A big problem for foreign investors in Australia is that they often use agricultural land, which means federal review is needed for land packages worth more than $15 million for the majority of investors.
For vacant commercial land, that threshold is set at $0 meaning all deals must go through the Foreign Investors Review Board (FIRB).
The CEIG wants these land thresholds updated for clean energy projects, and assessments of these “streamlined” when they meet national objectives.
In what may be a controversial move, given the consistent refrain that renewables projects represent the “loss of productive land” by people opposed to or worried about them, the CEIG would like to see developed renewable energy sites classified as infrastructure rather than agricultural or commercial land, for FIRB purposes.
And it’s also suggesting that renewable energy projects get an exemption to rules banning foreign investors from buying established residential houses – for example farms with dwellings on them for a solar or wind farm.
A revived move this year to broaden what counts as a capital gains asset also struck at the heart of what the CEIG considers reasonable.
Currently, foreign-based investors in renewable energy projects don’t need to pay capital gains tax when they sell.
The federal government is proposing to expand the definition of “close economic connection” to the land to include installed infrastructure – including wind turbines, solar panels, batteries and substations.
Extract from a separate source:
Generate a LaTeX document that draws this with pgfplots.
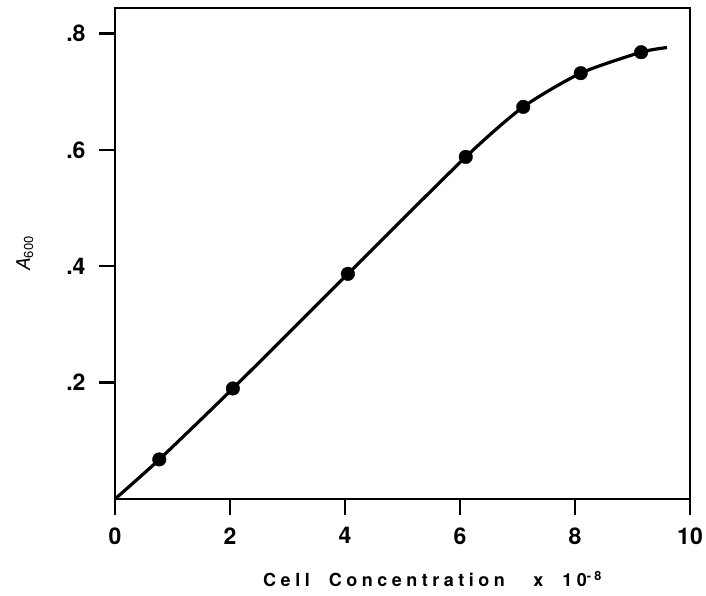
\documentclass[border=0pt]{standalone}
\usepackage{pgfplots}
\pgfplotsset{compat=1.18}
\usepackage{fontspec}
\setmainfont{TeX Gyre Heros}
\newfontfamily\spaced[LetterSpace=25]{TeX Gyre Heros}
\begin{document}
\begin{tikzpicture}
\begin{axis}[
  name=ax,
  scale only axis,
  width=575pt, height=491pt,
  xmin=0, xmax=10, ymin=0, ymax=0.844,
  axis line style={line width=2.6pt},
  xtick={0,2,4,6,8,10},
  xticklabels={0,2,4,6,8,10},
  ytick={0.2,0.4,0.6,0.8},
  yticklabels={.2,.4,.6,.8},
  tick align=outside,
  xtick pos=bottom, ytick pos=left,
  major tick length=16pt,
  tick style={line width=2.4pt, black},
  every tick label/.append style={font=\fontsize{23}{27}\selectfont\bfseries},
  /pgf/number format/assume math mode=true,
  xticklabel style={yshift=-9pt},
  yticklabel style={xshift=-10pt},
  xlabel={\spaced\fontsize{18}{21}\selectfont\bfseries Cell\ \ Concentration\ \ \ x\ \ 10\textsuperscript{-8}},
  xlabel style={yshift=-20pt, xshift=30pt},
  ylabel={\fontsize{19}{22}\selectfont \textit{A}\raisebox{-0.3ex}{\fontsize{13}{15}\selectfont 600}},
  ylabel style={yshift=26pt},
  clip=false,
]
\addplot[line width=3.2pt, smooth, tension=0.4] coordinates {
  (0,0) (0.77,0.068) (2.05,0.19) (4.05,0.387) (6.1,0.588) (7.1,0.674) (8.1,0.732) (9.15,0.768) (9.6,0.776)
};
\addplot[only marks, mark=*, mark size=6.8pt, black] coordinates {
  (0.77,0.068) (2.05,0.19) (4.05,0.387) (6.1,0.588) (7.1,0.674) (8.1,0.732) (9.15,0.768)
};
\end{axis}
\pgfresetboundingbox
\path ([xshift=-115pt,yshift=-96pt]ax.south west) rectangle ([xshift=16pt,yshift=8pt]ax.north east);
\end{tikzpicture}
\end{document}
In the submission, The CEIG claims that foreign resident capital gains tax changes are causing global investors to “consider Australia to have sovereign risk because of the quantity and quick pace of reforms”.
Sovereign risk is when a government may not be able to pay its debts, as opposed to the perceived risk to commercial interests when governments implement budget measures.
The CEIG says Canada, Germany, the Netherlands, the US and the UK have exempted clean energy infrastructure from foreign capital gains taxes.
The solution is to make land used for clean energy infrastructure a type of personal property, for tax purposes, in order to “bolster Australia’s business case in the competition for global capital”, the CEIG says.
The lobby group’s final recommendation was a tweak for local investors – super funds, to be specific.
Under the Your Future, Your Super (YFYS) performance test, super funds must report their investment performance and compare it to the benchmark.
High emissions funds are measured against those with climate goals – and often the former comes out on top.
“The test uses outdated benchmarks based on historically strong-performing legacy infrastructure, often dominated by fossil fuel assets,” the CEIG submission says.
“This creates a bias that penalises investment in newer, unlisted asset classes like renewables, even if they are strategically sound and aligned with long-term member interests.
“As a result, super funds are often disincentivised from investing in clean energy to avoid failing the test.”
A way to include clean energy investing into this test is to integrate the Australian Prudential Regulation Authority’s (APRA) heatmaps, which show how well funds are performing in different areas, as well as creating a clean energy infrastructure asset class.